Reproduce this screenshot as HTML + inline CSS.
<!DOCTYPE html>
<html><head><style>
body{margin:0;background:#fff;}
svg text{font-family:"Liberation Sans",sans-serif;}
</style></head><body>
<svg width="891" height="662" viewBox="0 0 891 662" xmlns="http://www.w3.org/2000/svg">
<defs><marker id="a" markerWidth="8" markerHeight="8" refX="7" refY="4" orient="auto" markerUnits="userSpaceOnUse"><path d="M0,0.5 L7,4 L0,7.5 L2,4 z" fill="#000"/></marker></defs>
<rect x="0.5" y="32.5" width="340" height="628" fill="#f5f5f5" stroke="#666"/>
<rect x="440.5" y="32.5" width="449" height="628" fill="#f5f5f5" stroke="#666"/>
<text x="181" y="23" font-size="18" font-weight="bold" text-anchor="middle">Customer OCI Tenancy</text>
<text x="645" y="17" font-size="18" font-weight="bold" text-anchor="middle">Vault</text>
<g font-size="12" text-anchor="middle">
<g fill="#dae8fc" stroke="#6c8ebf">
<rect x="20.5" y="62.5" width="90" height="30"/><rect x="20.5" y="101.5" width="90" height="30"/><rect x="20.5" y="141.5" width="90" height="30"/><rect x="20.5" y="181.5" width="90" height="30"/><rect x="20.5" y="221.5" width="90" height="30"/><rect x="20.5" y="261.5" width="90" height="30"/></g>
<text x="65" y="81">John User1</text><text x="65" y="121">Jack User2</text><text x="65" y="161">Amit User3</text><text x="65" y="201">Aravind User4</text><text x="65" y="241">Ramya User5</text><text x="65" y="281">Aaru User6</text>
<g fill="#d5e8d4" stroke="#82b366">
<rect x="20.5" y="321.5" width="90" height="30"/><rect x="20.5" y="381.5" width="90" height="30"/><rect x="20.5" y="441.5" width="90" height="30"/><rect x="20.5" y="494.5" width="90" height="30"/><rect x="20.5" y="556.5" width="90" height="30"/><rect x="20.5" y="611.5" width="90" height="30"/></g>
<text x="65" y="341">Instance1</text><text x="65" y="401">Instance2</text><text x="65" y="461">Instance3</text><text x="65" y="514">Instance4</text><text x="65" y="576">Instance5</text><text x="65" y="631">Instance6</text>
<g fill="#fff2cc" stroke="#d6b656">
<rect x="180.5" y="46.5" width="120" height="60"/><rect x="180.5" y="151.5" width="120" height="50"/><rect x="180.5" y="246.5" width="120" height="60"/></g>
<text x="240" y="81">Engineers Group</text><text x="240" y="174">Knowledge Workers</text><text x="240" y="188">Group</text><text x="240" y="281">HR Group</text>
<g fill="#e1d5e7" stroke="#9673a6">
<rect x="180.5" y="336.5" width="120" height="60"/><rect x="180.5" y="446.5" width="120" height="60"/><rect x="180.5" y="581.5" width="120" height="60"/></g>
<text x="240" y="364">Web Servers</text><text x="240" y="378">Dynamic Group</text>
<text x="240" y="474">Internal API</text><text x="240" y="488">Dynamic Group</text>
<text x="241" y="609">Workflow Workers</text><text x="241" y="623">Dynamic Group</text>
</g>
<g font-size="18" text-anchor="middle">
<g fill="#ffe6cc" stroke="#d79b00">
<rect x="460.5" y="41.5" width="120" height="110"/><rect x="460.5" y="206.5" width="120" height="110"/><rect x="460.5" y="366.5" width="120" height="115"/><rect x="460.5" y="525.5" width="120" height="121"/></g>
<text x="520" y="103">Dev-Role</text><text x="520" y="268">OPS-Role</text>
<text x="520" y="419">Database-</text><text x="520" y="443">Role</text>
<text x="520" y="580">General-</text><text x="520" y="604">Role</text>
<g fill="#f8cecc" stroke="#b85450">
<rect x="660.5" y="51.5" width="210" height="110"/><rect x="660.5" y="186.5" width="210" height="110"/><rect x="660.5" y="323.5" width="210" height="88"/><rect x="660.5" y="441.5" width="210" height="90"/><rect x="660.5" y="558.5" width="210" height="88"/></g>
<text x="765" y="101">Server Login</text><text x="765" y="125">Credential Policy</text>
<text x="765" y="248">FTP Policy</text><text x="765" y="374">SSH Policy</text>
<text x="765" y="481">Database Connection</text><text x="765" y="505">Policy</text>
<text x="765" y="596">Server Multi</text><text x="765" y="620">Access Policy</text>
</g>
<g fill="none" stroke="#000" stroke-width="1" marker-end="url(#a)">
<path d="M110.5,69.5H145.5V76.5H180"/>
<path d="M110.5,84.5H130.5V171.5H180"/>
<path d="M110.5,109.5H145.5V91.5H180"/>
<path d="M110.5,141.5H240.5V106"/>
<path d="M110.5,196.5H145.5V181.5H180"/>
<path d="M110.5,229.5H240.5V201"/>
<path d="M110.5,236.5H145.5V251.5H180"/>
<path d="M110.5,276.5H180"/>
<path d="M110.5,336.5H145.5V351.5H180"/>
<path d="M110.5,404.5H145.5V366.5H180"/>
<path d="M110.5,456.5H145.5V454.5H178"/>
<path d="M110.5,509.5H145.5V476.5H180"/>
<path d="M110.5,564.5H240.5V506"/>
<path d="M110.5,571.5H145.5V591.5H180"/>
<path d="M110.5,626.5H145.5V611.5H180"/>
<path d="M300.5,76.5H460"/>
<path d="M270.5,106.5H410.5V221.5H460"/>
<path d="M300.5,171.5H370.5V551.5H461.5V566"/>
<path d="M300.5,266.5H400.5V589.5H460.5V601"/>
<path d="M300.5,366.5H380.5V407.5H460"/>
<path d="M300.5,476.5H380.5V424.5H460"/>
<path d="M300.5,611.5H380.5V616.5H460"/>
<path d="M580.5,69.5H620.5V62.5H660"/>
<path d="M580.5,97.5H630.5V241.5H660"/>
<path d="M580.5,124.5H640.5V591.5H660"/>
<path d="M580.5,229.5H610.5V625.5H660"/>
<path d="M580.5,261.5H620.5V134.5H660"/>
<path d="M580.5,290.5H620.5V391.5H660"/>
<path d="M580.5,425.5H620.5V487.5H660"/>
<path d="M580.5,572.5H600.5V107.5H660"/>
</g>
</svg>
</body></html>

EXERCISE DETAILS — Retype the whole listing, matching it exactly.

EXERCISE RESPONSE —
Reproduce this screenshot as HTML + inline CSS.
<!DOCTYPE html>
<html><head><style>
body{margin:0;background:#fff;}
svg text{font-family:"Liberation Sans",sans-serif;}
</style></head><body>
<svg width="891" height="662" viewBox="0 0 891 662" xmlns="http://www.w3.org/2000/svg">
<defs><marker id="a" markerWidth="8" markerHeight="8" refX="7" refY="4" orient="auto" markerUnits="userSpaceOnUse"><path d="M0,0.5 L7,4 L0,7.5 L2,4 z" fill="#000"/></marker></defs>
<rect x="0.5" y="32.5" width="340" height="628" fill="#f5f5f5" stroke="#666"/>
<rect x="440.5" y="32.5" width="449" height="628" fill="#f5f5f5" stroke="#666"/>
<text x="181" y="23" font-size="18" font-weight="bold" text-anchor="middle">Customer OCI Tenancy</text>
<text x="645" y="17" font-size="18" font-weight="bold" text-anchor="middle">Vault</text>
<g font-size="12" text-anchor="middle">
<g fill="#dae8fc" stroke="#6c8ebf">
<rect x="20.5" y="62.5" width="90" height="30"/><rect x="20.5" y="101.5" width="90" height="30"/><rect x="20.5" y="141.5" width="90" height="30"/><rect x="20.5" y="181.5" width="90" height="30"/><rect x="20.5" y="221.5" width="90" height="30"/><rect x="20.5" y="261.5" width="90" height="30"/></g>
<text x="65" y="81">John User1</text><text x="65" y="121">Jack User2</text><text x="65" y="161">Amit User3</text><text x="65" y="201">Aravind User4</text><text x="65" y="241">Ramya User5</text><text x="65" y="281">Aaru User6</text>
<g fill="#d5e8d4" stroke="#82b366">
<rect x="20.5" y="321.5" width="90" height="30"/><rect x="20.5" y="381.5" width="90" height="30"/><rect x="20.5" y="441.5" width="90" height="30"/><rect x="20.5" y="494.5" width="90" height="30"/><rect x="20.5" y="556.5" width="90" height="30"/><rect x="20.5" y="611.5" width="90" height="30"/></g>
<text x="65" y="341">Instance1</text><text x="65" y="401">Instance2</text><text x="65" y="461">Instance3</text><text x="65" y="514">Instance4</text><text x="65" y="576">Instance5</text><text x="65" y="631">Instance6</text>
<g fill="#fff2cc" stroke="#d6b656">
<rect x="180.5" y="46.5" width="120" height="60"/><rect x="180.5" y="151.5" width="120" height="50"/><rect x="180.5" y="246.5" width="120" height="60"/></g>
<text x="240" y="81">Engineers Group</text><text x="240" y="174">Knowledge Workers</text><text x="240" y="188">Group</text><text x="240" y="281">HR Group</text>
<g fill="#e1d5e7" stroke="#9673a6">
<rect x="180.5" y="336.5" width="120" height="60"/><rect x="180.5" y="446.5" width="120" height="60"/><rect x="180.5" y="581.5" width="120" height="60"/></g>
<text x="240" y="364">Web Servers</text><text x="240" y="378">Dynamic Group</text>
<text x="240" y="474">Internal API</text><text x="240" y="488">Dynamic Group</text>
<text x="241" y="609">Workflow Workers</text><text x="241" y="623">Dynamic Group</text>
</g>
<g font-size="18" text-anchor="middle">
<g fill="#ffe6cc" stroke="#d79b00">
<rect x="460.5" y="41.5" width="120" height="110"/><rect x="460.5" y="206.5" width="120" height="110"/><rect x="460.5" y="366.5" width="120" height="115"/><rect x="460.5" y="525.5" width="120" height="121"/></g>
<text x="520" y="103">Dev-Role</text><text x="520" y="268">OPS-Role</text>
<text x="520" y="419">Database-</text><text x="520" y="443">Role</text>
<text x="520" y="580">General-</text><text x="520" y="604">Role</text>
<g fill="#f8cecc" stroke="#b85450">
<rect x="660.5" y="51.5" width="210" height="110"/><rect x="660.5" y="186.5" width="210" height="110"/><rect x="660.5" y="323.5" width="210" height="88"/><rect x="660.5" y="441.5" width="210" height="90"/><rect x="660.5" y="558.5" width="210" height="88"/></g>
<text x="765" y="101">Server Login</text><text x="765" y="125">Credential Policy</text>
<text x="765" y="248">FTP Policy</text><text x="765" y="374">SSH Policy</text>
<text x="765" y="481">Database Connection</text><text x="765" y="505">Policy</text>
<text x="765" y="596">Server Multi</text><text x="765" y="620">Access Policy</text>
</g>
<g fill="none" stroke="#000" stroke-width="1" marker-end="url(#a)">
<path d="M110.5,69.5H145.5V76.5H180"/>
<path d="M110.5,84.5H130.5V171.5H180"/>
<path d="M110.5,109.5H145.5V91.5H180"/>
<path d="M110.5,141.5H240.5V106"/>
<path d="M110.5,196.5H145.5V181.5H180"/>
<path d="M110.5,229.5H240.5V201"/>
<path d="M110.5,236.5H145.5V251.5H180"/>
<path d="M110.5,276.5H180"/>
<path d="M110.5,336.5H145.5V351.5H180"/>
<path d="M110.5,404.5H145.5V366.5H180"/>
<path d="M110.5,456.5H145.5V454.5H178"/>
<path d="M110.5,509.5H145.5V476.5H180"/>
<path d="M110.5,564.5H240.5V506"/>
<path d="M110.5,571.5H145.5V591.5H180"/>
<path d="M110.5,626.5H145.5V611.5H180"/>
<path d="M300.5,76.5H460"/>
<path d="M270.5,106.5H410.5V221.5H460"/>
<path d="M300.5,171.5H370.5V551.5H461.5V566"/>
<path d="M300.5,266.5H400.5V589.5H460.5V601"/>
<path d="M300.5,366.5H380.5V407.5H460"/>
<path d="M300.5,476.5H380.5V424.5H460"/>
<path d="M300.5,611.5H380.5V616.5H460"/>
<path d="M580.5,69.5H620.5V62.5H660"/>
<path d="M580.5,97.5H630.5V241.5H660"/>
<path d="M580.5,124.5H640.5V591.5H660"/>
<path d="M580.5,229.5H610.5V625.5H660"/>
<path d="M580.5,261.5H620.5V134.5H660"/>
<path d="M580.5,290.5H620.5V391.5H660"/>
<path d="M580.5,425.5H620.5V487.5H660"/>
<path d="M580.5,572.5H600.5V107.5H660"/>
</g>
</svg>
</body></html>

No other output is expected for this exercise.